* **SHORT PROBLEM**
Word for word, set down the records and skip each picture.
··· EXERCISE MATERIALS ···
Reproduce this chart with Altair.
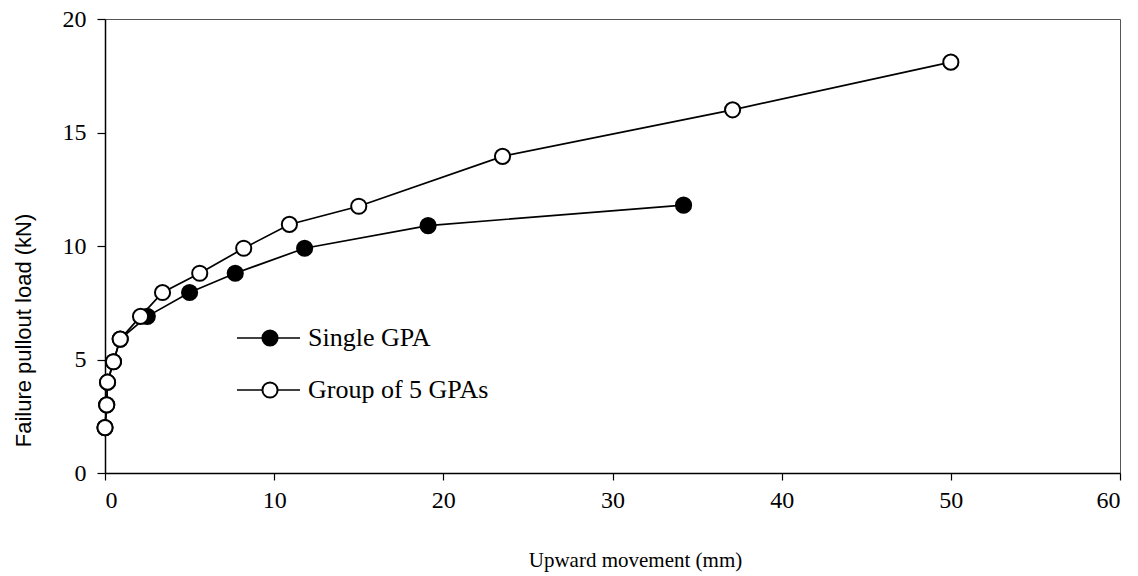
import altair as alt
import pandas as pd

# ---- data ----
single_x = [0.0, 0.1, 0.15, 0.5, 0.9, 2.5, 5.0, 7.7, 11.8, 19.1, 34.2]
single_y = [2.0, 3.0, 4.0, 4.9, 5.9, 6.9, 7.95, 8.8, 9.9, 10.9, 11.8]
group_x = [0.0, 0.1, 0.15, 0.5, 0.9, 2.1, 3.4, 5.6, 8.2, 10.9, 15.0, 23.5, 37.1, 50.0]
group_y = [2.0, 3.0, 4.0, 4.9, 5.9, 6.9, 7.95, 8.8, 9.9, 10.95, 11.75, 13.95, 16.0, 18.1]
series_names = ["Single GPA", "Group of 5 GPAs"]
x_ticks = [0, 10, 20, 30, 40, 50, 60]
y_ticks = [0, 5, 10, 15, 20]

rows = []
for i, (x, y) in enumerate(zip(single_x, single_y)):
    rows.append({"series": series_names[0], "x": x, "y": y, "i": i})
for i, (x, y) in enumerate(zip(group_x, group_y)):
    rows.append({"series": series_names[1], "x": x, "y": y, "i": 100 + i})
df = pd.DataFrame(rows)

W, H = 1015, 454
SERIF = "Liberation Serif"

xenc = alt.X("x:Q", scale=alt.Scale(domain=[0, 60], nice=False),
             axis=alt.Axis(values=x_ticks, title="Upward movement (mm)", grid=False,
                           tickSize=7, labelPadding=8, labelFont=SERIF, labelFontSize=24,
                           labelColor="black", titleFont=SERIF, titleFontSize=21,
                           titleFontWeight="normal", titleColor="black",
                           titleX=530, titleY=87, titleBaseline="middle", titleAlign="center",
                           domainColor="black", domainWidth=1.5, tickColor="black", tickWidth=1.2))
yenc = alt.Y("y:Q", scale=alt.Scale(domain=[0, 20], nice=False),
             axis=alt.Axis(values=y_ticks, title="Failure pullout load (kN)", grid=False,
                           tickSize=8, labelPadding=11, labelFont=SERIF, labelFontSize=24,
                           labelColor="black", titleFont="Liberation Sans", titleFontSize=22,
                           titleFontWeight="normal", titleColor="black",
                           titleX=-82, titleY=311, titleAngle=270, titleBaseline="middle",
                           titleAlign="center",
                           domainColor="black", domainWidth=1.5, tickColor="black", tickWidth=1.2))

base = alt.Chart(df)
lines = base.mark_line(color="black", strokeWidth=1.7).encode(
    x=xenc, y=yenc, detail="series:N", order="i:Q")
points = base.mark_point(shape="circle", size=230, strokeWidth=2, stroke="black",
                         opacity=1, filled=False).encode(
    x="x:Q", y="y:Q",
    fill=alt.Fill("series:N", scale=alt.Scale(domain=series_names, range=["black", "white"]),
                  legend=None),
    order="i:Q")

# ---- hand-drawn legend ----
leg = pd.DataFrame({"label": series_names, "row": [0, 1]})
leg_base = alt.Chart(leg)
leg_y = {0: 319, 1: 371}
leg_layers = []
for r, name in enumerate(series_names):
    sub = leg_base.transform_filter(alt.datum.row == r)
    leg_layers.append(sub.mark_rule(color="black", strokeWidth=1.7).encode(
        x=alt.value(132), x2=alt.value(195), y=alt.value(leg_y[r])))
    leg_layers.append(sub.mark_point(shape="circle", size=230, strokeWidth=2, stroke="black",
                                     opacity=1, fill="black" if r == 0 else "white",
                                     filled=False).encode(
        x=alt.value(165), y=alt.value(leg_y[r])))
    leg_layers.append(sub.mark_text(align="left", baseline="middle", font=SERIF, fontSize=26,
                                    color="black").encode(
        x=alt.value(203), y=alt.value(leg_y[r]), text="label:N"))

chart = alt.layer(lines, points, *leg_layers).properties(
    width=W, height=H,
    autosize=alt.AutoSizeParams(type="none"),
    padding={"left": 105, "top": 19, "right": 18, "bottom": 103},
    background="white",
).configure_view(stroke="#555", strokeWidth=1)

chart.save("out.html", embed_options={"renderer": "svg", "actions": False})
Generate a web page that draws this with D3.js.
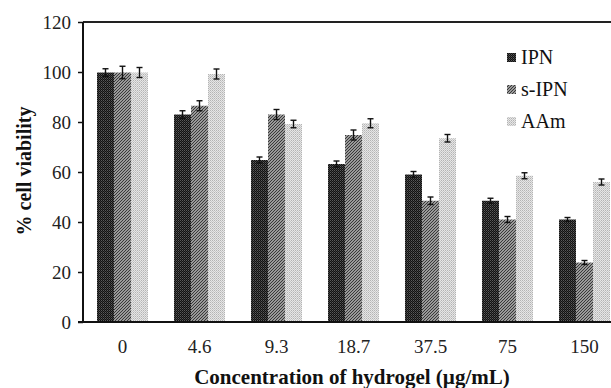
···
* **RESULT FOR THIS EXERCISE**
Reproduce this chart with Altair.
import altair as alt
import pandas as pd

# ---- data ----
single_x = [0.0, 0.1, 0.15, 0.5, 0.9, 2.5, 5.0, 7.7, 11.8, 19.1, 34.2]
single_y = [2.0, 3.0, 4.0, 4.9, 5.9, 6.9, 7.95, 8.8, 9.9, 10.9, 11.8]
group_x = [0.0, 0.1, 0.15, 0.5, 0.9, 2.1, 3.4, 5.6, 8.2, 10.9, 15.0, 23.5, 37.1, 50.0]
group_y = [2.0, 3.0, 4.0, 4.9, 5.9, 6.9, 7.95, 8.8, 9.9, 10.95, 11.75, 13.95, 16.0, 18.1]
series_names = ["Single GPA", "Group of 5 GPAs"]
x_ticks = [0, 10, 20, 30, 40, 50, 60]
y_ticks = [0, 5, 10, 15, 20]

rows = []
for i, (x, y) in enumerate(zip(single_x, single_y)):
    rows.append({"series": series_names[0], "x": x, "y": y, "i": i})
for i, (x, y) in enumerate(zip(group_x, group_y)):
    rows.append({"series": series_names[1], "x": x, "y": y, "i": 100 + i})
df = pd.DataFrame(rows)

W, H = 1015, 454
SERIF = "Liberation Serif"

xenc = alt.X("x:Q", scale=alt.Scale(domain=[0, 60], nice=False),
             axis=alt.Axis(values=x_ticks, title="Upward movement (mm)", grid=False,
                           tickSize=7, labelPadding=8, labelFont=SERIF, labelFontSize=24,
                           labelColor="black", titleFont=SERIF, titleFontSize=21,
                           titleFontWeight="normal", titleColor="black",
                           titleX=530, titleY=87, titleBaseline="middle", titleAlign="center",
                           domainColor="black", domainWidth=1.5, tickColor="black", tickWidth=1.2))
yenc = alt.Y("y:Q", scale=alt.Scale(domain=[0, 20], nice=False),
             axis=alt.Axis(values=y_ticks, title="Failure pullout load (kN)", grid=False,
                           tickSize=8, labelPadding=11, labelFont=SERIF, labelFontSize=24,
                           labelColor="black", titleFont="Liberation Sans", titleFontSize=22,
                           titleFontWeight="normal", titleColor="black",
                           titleX=-82, titleY=311, titleAngle=270, titleBaseline="middle",
                           titleAlign="center",
                           domainColor="black", domainWidth=1.5, tickColor="black", tickWidth=1.2))

base = alt.Chart(df)
lines = base.mark_line(color="black", strokeWidth=1.7).encode(
    x=xenc, y=yenc, detail="series:N", order="i:Q")
points = base.mark_point(shape="circle", size=230, strokeWidth=2, stroke="black",
                         opacity=1, filled=False).encode(
    x="x:Q", y="y:Q",
    fill=alt.Fill("series:N", scale=alt.Scale(domain=series_names, range=["black", "white"]),
                  legend=None),
    order="i:Q")

# ---- hand-drawn legend ----
leg = pd.DataFrame({"label": series_names, "row": [0, 1]})
leg_base = alt.Chart(leg)
leg_y = {0: 319, 1: 371}
leg_layers = []
for r, name in enumerate(series_names):
    sub = leg_base.transform_filter(alt.datum.row == r)
    leg_layers.append(sub.mark_rule(color="black", strokeWidth=1.7).encode(
        x=alt.value(132), x2=alt.value(195), y=alt.value(leg_y[r])))
    leg_layers.append(sub.mark_point(shape="circle", size=230, strokeWidth=2, stroke="black",
                                     opacity=1, fill="black" if r == 0 else "white",
                                     filled=False).encode(
        x=alt.value(165), y=alt.value(leg_y[r])))
    leg_layers.append(sub.mark_text(align="left", baseline="middle", font=SERIF, fontSize=26,
                                    color="black").encode(
        x=alt.value(203), y=alt.value(leg_y[r]), text="label:N"))

chart = alt.layer(lines, points, *leg_layers).properties(
    width=W, height=H,
    autosize=alt.AutoSizeParams(type="none"),
    padding={"left": 105, "top": 19, "right": 18, "bottom": 103},
    background="white",
).configure_view(stroke="#555", strokeWidth=1)

chart.save("out.html", embed_options={"renderer": "svg", "actions": False})
Generate a web page that draws this with D3.js.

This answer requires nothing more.